--- Collected data ---
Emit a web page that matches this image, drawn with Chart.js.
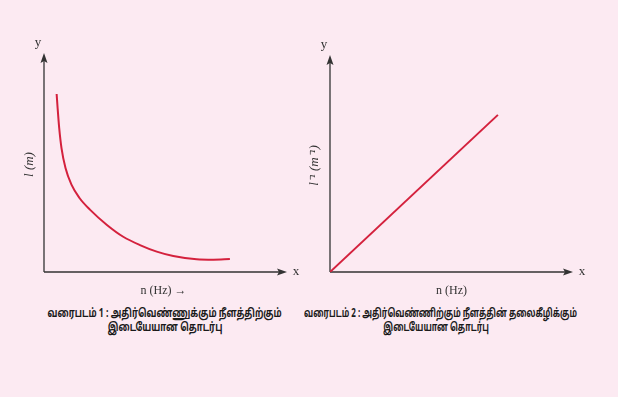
<!DOCTYPE html>
<html>
<head>
<meta charset="utf-8">
<script src="https://cdn.jsdelivr.net/npm/chart.js@4"></script>
<style>
  html, body { margin: 0; padding: 0; }
  body { width: 618px; height: 397px; background: #fceaf2; position: relative; overflow: hidden; }
  canvas { position: absolute; top: 0; }
  #c1 { left: 0; }
  #c2 { left: 309px; }
  .cap { position: absolute; top: 307px; width: 400px; text-align: center; font-weight: bold; font-family: "Noto Sans Tamil", "Liberation Sans", Arial, sans-serif; font-size: 12px; line-height: 14px; color: #1a1a1a; white-space: nowrap; }
  .cap span { display: inline-block; transform-origin: center; }
  #cap1 { left: -35px; }
  #cap2 { left: 236px; }
</style>
</head>
<body>
<canvas id="c1" width="309" height="300"></canvas>
<canvas id="c2" width="309" height="300"></canvas>
<div class="cap" id="cap1"><span data-w="234">வரைபடம் 1 : அதிர்வெண்ணுக்கும் நீளத்திற்கும்</span><br><span>இடையேயான தொடர்பு</span></div>
<div class="cap" id="cap2"><span data-w="273">வரைபடம் 2 : அதிர்வெண்ணிற்கும் நீளத்தின் தலைகீழிக்கும்</span><br><span>இடையேயான தொடர்பு</span></div>
<script>
/* global Chart */
{
  'use strict';

  // graph 1 : length vs frequency
  const curveN = [5.2, 5.6, 6.25, 7.2, 8.85, 11.3, 14.6, 18.9, 25.9, 32.6, 39.5, 46.4, 53.2, 62.8, 69.7, 76.5];
  const curveL = [81.3, 74.9, 65.8, 56.6, 47.5, 39.9, 33.8, 28.5, 21.5, 16.1, 12.3, 9.3, 7.3, 5.8, 5.6, 5.9];

  // graph 2 : inverse length vs frequency
  const lineN = [0, 69.1];
  const lineInvL = [0, 72.4];

  const RED = '#d4213d';
  const AXIS = '#333';

  function toPoints(xs, ys) {
    return xs.map(function(x, i) { return { x: x, y: ys[i] }; });
  }

  function arrow(ctx, x, y, dir) {
    ctx.beginPath();
    if (dir === 'up') {
      ctx.moveTo(x, y);
      ctx.lineTo(x - 3.5, y + 10);
      ctx.lineTo(x, y + 8);
      ctx.lineTo(x + 3.5, y + 10);
    } else {
      ctx.moveTo(x, y);
      ctx.lineTo(x - 10, y - 3.5);
      ctx.lineTo(x - 8, y);
      ctx.lineTo(x - 10, y + 3.5);
    }
    ctx.closePath();
    ctx.fill();
  }

  // axes with arrow heads and labels
  const axesPlugin = {
    id: 'axes',
    beforeDatasetsDraw: function(chart, args, opts) {
      const ctx = chart.ctx;
      const xs = chart.scales.x, ys = chart.scales.y;
      const x0 = xs.getPixelForValue(0), y0 = ys.getPixelForValue(0);
      const xEnd = xs.getPixelForValue(100), yEnd = ys.getPixelForValue(100);
      ctx.save();
      ctx.strokeStyle = AXIS;
      ctx.fillStyle = AXIS;
      ctx.lineWidth = 1.3;
      ctx.beginPath();
      ctx.moveTo(x0, y0);
      ctx.lineTo(x0, yEnd + 6);
      ctx.moveTo(x0, y0);
      ctx.lineTo(xEnd - 6, y0);
      ctx.stroke();
      arrow(ctx, x0, yEnd, 'up');
      arrow(ctx, xEnd, y0, 'right');

      ctx.fillStyle = '#333';
      ctx.font = '13px "Liberation Serif", serif';
      ctx.textAlign = 'center';
      ctx.textBaseline = 'middle';
      ctx.fillText('y', x0 - 6, yEnd - 10);
      ctx.fillText('x', xEnd + 9, y0);
      ctx.font = '12px "Liberation Serif", serif';
      ctx.fillText(opts.xTitle, (x0 + xEnd) / 2 + opts.xShift, y0 + 19);

      ctx.font = 'italic 13px "Liberation Serif", serif';
      ctx.translate(x0 - opts.yGap, (y0 + yEnd) / 2 + 2);
      ctx.rotate(-Math.PI / 2);
      ctx.fillText(opts.yTitle, 0, 0);
      ctx.restore();
    }
  };

  function makeChart(id, xs, ys, pad, titles) {
    return new Chart(document.getElementById(id), {
      type: 'line',
      data: {
        datasets: [{
          data: toPoints(xs, ys),
          borderColor: RED,
          borderWidth: 2,
          pointRadius: 0,
          cubicInterpolationMode: 'monotone',
          fill: false
        }]
      },
      options: {
        responsive: false,
        devicePixelRatio: 1,
        animation: false,
        layout: { padding: pad },
        plugins: {
          legend: { display: false },
          tooltip: { enabled: false },
          axes: titles
        },
        scales: {
          x: { type: 'linear', min: 0, max: 100, display: false },
          y: { type: 'linear', min: 0, max: 100, display: false }
        }
      },
      plugins: [axesPlugin]
    });
  }

  makeChart('c1', curveN, curveL,
    { left: 44, right: 22, top: 53, bottom: 28 },
    { xTitle: 'n (Hz) \u2192', xShift: -2, yTitle: 'l (m)', yGap: 14 });

  makeChart('c2', lineN, lineInvL,
    { left: 21, right: 45, top: 55, bottom: 28 },
    { xTitle: 'n (Hz)', xShift: 0, yTitle: 'l\u207B\u00B9 (m\u207B\u00B9)', yGap: 15 });

  // squeeze caption lines so the first line is as wide as in the picture
  document.querySelectorAll('.cap').forEach(function(cap) {
    const first = cap.querySelector('span[data-w]');
    const k = Number(first.dataset.w) / first.offsetWidth;
    cap.querySelectorAll('span').forEach(function(s) {
      s.style.transform = 'scaleX(' + k.toFixed(3) + ')';
    });
  });
}
</script>
</body>
</html>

--- Task description ---
Write out each line of the listing above, exactly, from its first line to the line holding "5.8, 5.6, 5.9];", inclusive. Skip the pictures.

--- Complete output ---
Emit a web page that matches this image, drawn with Chart.js.
<!DOCTYPE html>
<html>
<head>
<meta charset="utf-8">
<script src="https://cdn.jsdelivr.net/npm/chart.js@4"></script>
<style>
  html, body { margin: 0; padding: 0; }
  body { width: 618px; height: 397px; background: #fceaf2; position: relative; overflow: hidden; }
  canvas { position: absolute; top: 0; }
  #c1 { left: 0; }
  #c2 { left: 309px; }
  .cap { position: absolute; top: 307px; width: 400px; text-align: center; font-weight: bold; font-family: "Noto Sans Tamil", "Liberation Sans", Arial, sans-serif; font-size: 12px; line-height: 14px; color: #1a1a1a; white-space: nowrap; }
  .cap span { display: inline-block; transform-origin: center; }
  #cap1 { left: -35px; }
  #cap2 { left: 236px; }
</style>
</head>
<body>
<canvas id="c1" width="309" height="300"></canvas>
<canvas id="c2" width="309" height="300"></canvas>
<div class="cap" id="cap1"><span data-w="234">வரைபடம் 1 : அதிர்வெண்ணுக்கும் நீளத்திற்கும்</span><br><span>இடையேயான தொடர்பு</span></div>
<div class="cap" id="cap2"><span data-w="273">வரைபடம் 2 : அதிர்வெண்ணிற்கும் நீளத்தின் தலைகீழிக்கும்</span><br><span>இடையேயான தொடர்பு</span></div>
<script>
/* global Chart */
{
  'use strict';

  // graph 1 : length vs frequency
  const curveN = [5.2, 5.6, 6.25, 7.2, 8.85, 11.3, 14.6, 18.9, 25.9, 32.6, 39.5, 46.4, 53.2, 62.8, 69.7, 76.5];
  const curveL = [81.3, 74.9, 65.8, 56.6, 47.5, 39.9, 33.8, 28.5, 21.5, 16.1, 12.3, 9.3, 7.3, 5.8, 5.6, 5.9];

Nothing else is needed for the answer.